Council performance measurement a dog’s breakfast’


The new team emerging from Queenstown Lakes District Council’s overhaul will likely operate under a rigorous new performance measurement regime. 

A leaked consultation document into a proposed restructure says the existing regime isn’t suitable for considering the output of teams or individuals. 

The document says a comprehensive system is in place but the measures are too numerous to be effectively managed. 

Or, as council chief executive Adam Feeley puts it: “It’s a dog’s breakfast. We’ve got performance measurements for Africa and half of them are being ignored. 

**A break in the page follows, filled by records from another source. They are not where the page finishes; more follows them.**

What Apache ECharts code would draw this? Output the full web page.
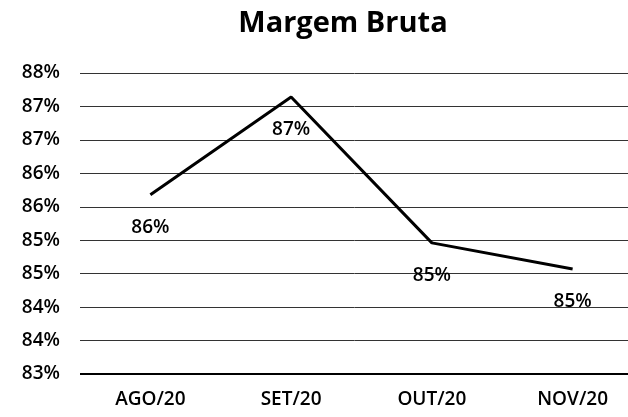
<!DOCTYPE html>
<html>
<head>
<meta charset="utf-8">
<script src="https://cdn.jsdelivr.net/npm/echarts@6/dist/echarts.min.js"></script>
<style>
  html, body { margin: 0; padding: 0; background: #fff; }
  #chart { width: 628px; height: 417px; }
</style>
</head>
<body>
<div id="chart"></div>
<script>
// dados do gráfico
var months = ['AGO/20', 'SET/20', 'OUT/20', 'NOV/20']
var margemBruta = [85.68, 87.14, 84.96, 84.57]
var yMin = 83
var yMax = 87.5
var yStep = 0.5

var chart = echarts.init(document.getElementById('chart'))
chart.setOption({
  animation: false,
  backgroundColor: '#fff',
  title: {
    text: 'Margem Bruta',
    left: 338,
    top: 4,
    textAlign: 'center',
    textStyle: {
      fontFamily: 'Open Sans',
      fontSize: 29,
      fontWeight: 'bold',
      color: '#000'
    }
  },
  grid: {
    left: 80,
    right: -15,
    top: 73,
    bottom: 43,
    outerBoundsMode: 'none'
  },
  xAxis: {
    type: 'category',
    data: months,
    boundaryGap: true,
    axisTick: { show: false },
    axisLine: { show: false },
    axisLabel: {
      margin: 16,
      fontFamily: 'Open Sans',
      fontSize: 19,
      fontWeight: 600,
      color: '#000'
    }
  },
  yAxis: {
    type: 'value',
    min: yMin,
    max: yMax,
    interval: yStep,
    axisLine: { show: false },
    axisTick: { show: false },
    splitLine: {
      lineStyle: { color: '#333', width: 1 }
    },
    axisLabel: {
      margin: 20,
      fontFamily: 'Open Sans',
      fontSize: 19,
      fontWeight: 600,
      color: '#000',
      formatter: function (v) {
        return Math.round(v) + '%'
      }
    }
  },
  series: [{
    name: 'Margem Bruta',
    type: 'line',
    data: margemBruta,
    symbol: 'circle',
    symbolSize: 0,
    showSymbol: true,
    lineStyle: { color: '#000', width: 3 },
    label: {
      show: true,
      position: 'bottom',
      distance: 23,
      fontFamily: 'Open Sans',
      fontSize: 19,
      fontWeight: 600,
      color: '#000',
      formatter: function (p) {
        return Math.round(p.value) + '%'
      }
    },
    markLine: {
      silent: true,
      symbol: 'none',
      label: { show: false },
      lineStyle: { color: '#000', width: 2, type: 'solid' },
      data: [{ yAxis: yMin }]
    }
  }]
})
</script>
</body>
</html>
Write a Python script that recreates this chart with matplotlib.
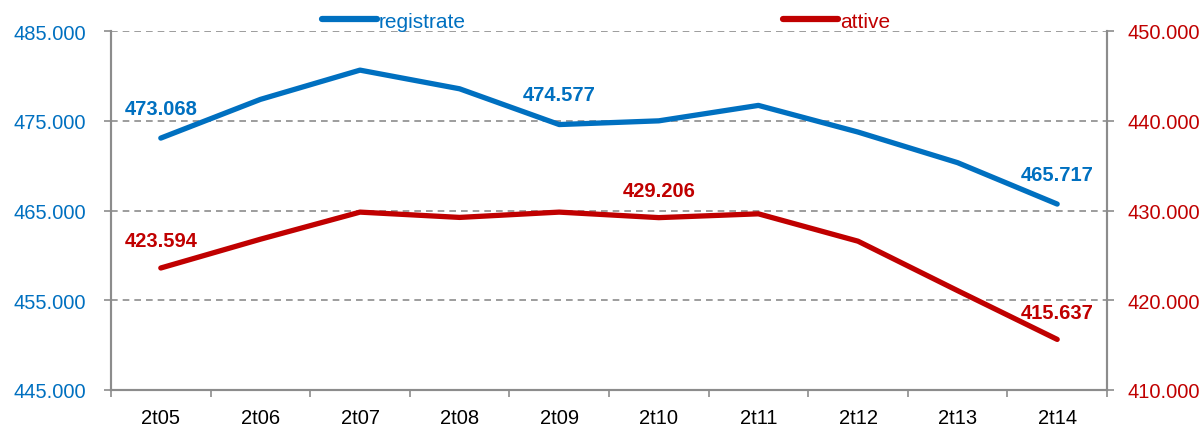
import matplotlib
matplotlib.use("Agg")
import matplotlib.pyplot as plt
from matplotlib.ticker import FuncFormatter, FixedLocator

plt.rcParams['font.family'] = ['Liberation Sans', 'DejaVu Sans']

categories = ["2t05", "2t06", "2t07", "2t08", "2t09", "2t10", "2t11", "2t12", "2t13", "2t14"]
registrate = [473068, 477380, 480640, 478560, 474577, 474990, 476710, 473740, 470330, 465717]
attive = [423594, 426800, 429820, 429230, 429820, 429206, 429630, 426580, 421070, 415637]
labels_reg = {0: "473.068", 4: "474.577", 9: "465.717"}
labels_att = {0: "423.594", 5: "429.206", 9: "415.637"}

BLUE = "#0070C0"
RED = "#C00000"
GRAY = "#8C8C8C"

fig = plt.figure(figsize=(12.04, 4.27), dpi=100)
ax = fig.add_axes([111/1204, 36/427, (1107-111)/1204, (391-32)/427])
ax2 = ax.twinx()

x = list(range(len(categories)))
ax.plot(x, registrate, color=BLUE, lw=3.8, solid_capstyle='round', solid_joinstyle='round', zorder=3)
ax2.plot(x, attive, color=RED, lw=3.8, solid_capstyle='round', solid_joinstyle='round', zorder=3)

ax.set_xlim(-0.5, len(categories) - 0.5)
ax.set_ylim(445000, 485000)
ax2.set_ylim(410000, 450000)
ax.set_yticks([445000, 455000, 465000, 475000, 485000])
ax2.set_yticks([410000, 420000, 430000, 440000, 450000])

fmt = FuncFormatter(lambda v, p: f"{int(v):,}".replace(",", "."))
ax.yaxis.set_major_formatter(fmt)
ax2.yaxis.set_major_formatter(fmt)

ax.set_xticks(x)
ax.set_xticklabels(categories, fontsize=14.5, color="black")
ax.xaxis.set_minor_locator(FixedLocator([i - 0.5 for i in range(len(categories) + 1)]))
ax.tick_params(axis='x', which='major', length=0, pad=13)
ax.tick_params(axis='x', which='minor', length=5, color=GRAY, width=1.2)

ax.tick_params(axis='y', colors=BLUE, labelsize=14.5, length=5, width=1.2, pad=13)
ax.tick_params(axis='y', color=GRAY)
ax2.tick_params(axis='y', colors=RED, labelsize=14.5, length=5, width=1.2, pad=10)
ax2.tick_params(axis='y', color=GRAY)

ax.grid(axis='y', color=GRAY, linestyle=(0, (4, 3)), linewidth=1.2)
ax.set_axisbelow(True)

for a in (ax, ax2):
    a.spines['top'].set_visible(False)
    for s in ('left', 'right', 'bottom'):
        a.spines[s].set_color(GRAY)
        a.spines[s].set_linewidth(1.5)

for i, t in labels_reg.items():
    ax.annotate(t, (x[i], registrate[i]), xytext=(0, 30), textcoords='offset pixels',
                ha='center', va='center', color=BLUE, fontsize=14.5, fontweight='bold', zorder=5)
for i, t in labels_att.items():
    ax2.annotate(t, (x[i], attive[i]), xytext=(0, 27), textcoords='offset pixels',
                 ha='center', va='center', color=RED, fontsize=14.5, fontweight='bold', zorder=5)

h1, = ax.plot([], [], color=BLUE, lw=4.5, solid_capstyle='round')
h2, = ax2.plot([], [], color=RED, lw=4.5, solid_capstyle='round')
kw = dict(frameon=False, fontsize=15, handlelength=2.6, handletextpad=0.1, borderpad=0, loc='center left')
leg1 = fig.legend([h1], ["registrate"], bbox_to_anchor=(312/1204, 1 - 22/427), labelcolor=BLUE, **kw)
leg2 = fig.legend([h2], ["attive"], bbox_to_anchor=(773/1204, 1 - 22/427), labelcolor=RED, **kw)

fig.savefig("out.png", dpi=100)
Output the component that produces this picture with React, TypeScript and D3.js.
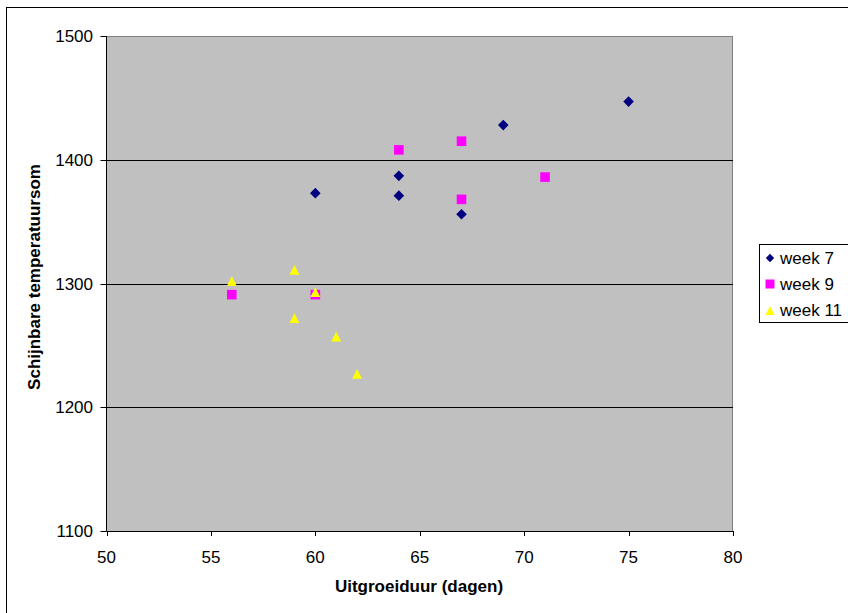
import React from "react";
import * as d3 from "d3";

const xTicks = [50, 55, 60, 65, 70, 75, 80];
const yTicks = [1100, 1200, 1300, 1400, 1500];

const week7X = [60, 64, 64, 67, 69, 75];
const week7Y = [1373, 1387, 1371, 1356, 1428, 1447];
const week9X = [56, 60, 64, 67, 67, 71];
const week9Y = [1291, 1291, 1408, 1415, 1368, 1386];
const week11X = [56, 59, 59, 60, 61, 62];
const week11Y = [1302, 1311, 1272, 1293, 1257, 1227];

const seriesNames = ["week 7", "week 9", "week 11"];
const seriesColors = ["#000080", "#FF00FF", "#FFFF00"];

const W = 848;
const H = 613;
const left = 106.5;
const right = 733;
const top = 36;
const bottom = 531;
const FONT = "Arial, 'Liberation Sans', sans-serif";

const diamondPath = (s: number) => `M0,${-s}L${s},0L0,${s}L${-s},0Z`;
const squarePath = (s: number) => `M${-s},${-s}H${s}V${s}H${-s}Z`;
const trianglePath = (s: number) => `M0,${-s}L${s},${s}L${-s},${s}Z`;

export default function App() {
  const x = d3.scaleLinear().domain([50, 80]).range([left, right]);
  const y = d3.scaleLinear().domain([1100, 1500]).range([bottom, top]);

  const series = [
    { name: seriesNames[0], color: seriesColors[0], xs: week7X, ys: week7Y, path: diamondPath(5.3) },
    { name: seriesNames[1], color: seriesColors[1], xs: week9X, ys: week9Y, path: squarePath(4.8) },
    { name: seriesNames[2], color: seriesColors[2], xs: week11X, ys: week11Y, path: trianglePath(4.9) },
  ];
  const legendPaths = [diamondPath(4.2), squarePath(4.5), trianglePath(4.5)];
  const legendY = [258, 284, 310.5];

  return (
    <svg
      width={W}
      height={H}
      style={{ position: "absolute", left: 0, top: 0, background: "#fff" }}
      fontFamily={FONT}
    >
      <rect x={6.5} y={7.5} width={900} height={700} fill="#fff" stroke="#000" strokeWidth={1} />
      <rect x={left} y={top} width={right - left} height={bottom - top} fill="#C0C0C0" />
      {/* plot border top / right */}
      <line x1={left} x2={right} y1={top + 0.5} y2={top + 0.5} stroke="#808080" />
      <line x1={right - 0.5} x2={right - 0.5} y1={top} y2={bottom} stroke="#808080" />
      {/* gridlines */}
      {yTicks
        .filter((t) => t !== 1100 && t !== 1500)
        .map((t) => (
          <line key={t} x1={left} x2={right} y1={Math.round(y(t)) + 0.5} y2={Math.round(y(t)) + 0.5} stroke="#000" />
        ))}
      {/* axes */}
      <line x1={left} x2={left} y1={top} y2={bottom + 0.5} stroke="#000" />
      <line x1={left} x2={right} y1={bottom + 0.5} y2={bottom + 0.5} stroke="#000" />
      {yTicks.map((t) => (
        <g key={t}>
          <line x1={left - 6} x2={left} y1={Math.round(y(t)) + 0.5} y2={Math.round(y(t)) + 0.5} stroke="#000" />
          <text x={93} y={y(t) + 6} textAnchor="end" fontSize={17}>
            {t}
          </text>
        </g>
      ))}
      {xTicks.map((t) => (
        <g key={t}>
          <line x1={Math.round(x(t)) + 0.5} x2={Math.round(x(t)) + 0.5} y1={bottom} y2={bottom + 5} stroke="#000" />
          <text x={x(t)} y={563} textAnchor="middle" fontSize={17}>
            {t}
          </text>
        </g>
      ))}
      {/* axis titles */}
      <text x={419} y={592} textAnchor="middle" fontSize={17} fontWeight="bold">
        Uitgroeiduur (dagen)
      </text>
      <text
        transform={`translate(40,277) rotate(-90)`}
        textAnchor="middle"
        fontSize={17}
        fontWeight="bold"
      >
        Schijnbare temperatuursom
      </text>
      {/* points */}
      {series.map((s) => (
        <g key={s.name}>
          {s.xs.map((xv, i) => (
            <path
              key={i}
              d={s.path}
              transform={`translate(${x(xv)},${y(s.ys[i])})`}
              fill={s.color}
            />
          ))}
        </g>
      ))}
      {/* legend */}
      <rect x={759.5} y={244.5} width={120} height={78} fill="#fff" stroke="#000" />
      {series.map((s, i) => (
        <g key={s.name}>
          <path d={legendPaths[i]} transform={`translate(770,${legendY[i]})`} fill={s.color} />
          <text x={780} y={legendY[i] + 5.5} fontSize={17}>
            {s.name}
          </text>
        </g>
      ))}
    </svg>
  );
}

“Go through our Annual Report – there are dozens upon dozens of performance measures and most of them are meaningless. What I’d rather have are fewer performance measures but ones that are really meaningful. 

“I want to focus on that because I really want this council to have a sense of accountability to people and actually have some sensible measures,” Feeley says. 

The document recommends an existing review of the performance measurement system be given priority so it can be implemented as soon as possible after the proposed restructure: “Measurement focuses attention and directs behaviour. It ensures the focus is on the right things, the things that will advance achievement of the organisation’s strategy,” it says. 

“This is particularly important with so many competing demands on the organisation’s time and resources.”
It also recommends creation of a new role – corporate planning and performance advisor – responsible for overseeing performance measurement. 

Feeley loves the idea: “You need a bit of a process Nazi in every organisation – someone who just loves going around and making sure … are we doing this and that?” 

The new staffer would report directly to his office, which will be beefed up under a proposal recommending creation of an Office of the Chief Executive. 

It’s one of the few council areas to see a staff increase – overall, the document proposes slashing 80 roles – or the equivalent of almost 42 fulltime positions – from the council’s 334-strong roster. Feeley’s executive team would rise from seven fulltime equivalents to 9.69. 

“We don’t have a bloody system where we monitor what we do and attribute our time. I really want to do that. And I’d like to think people look on that and say, actually, that’s a bloody good thing and we’re pleased to see someone wants to be accountable for how we spend the money in council.”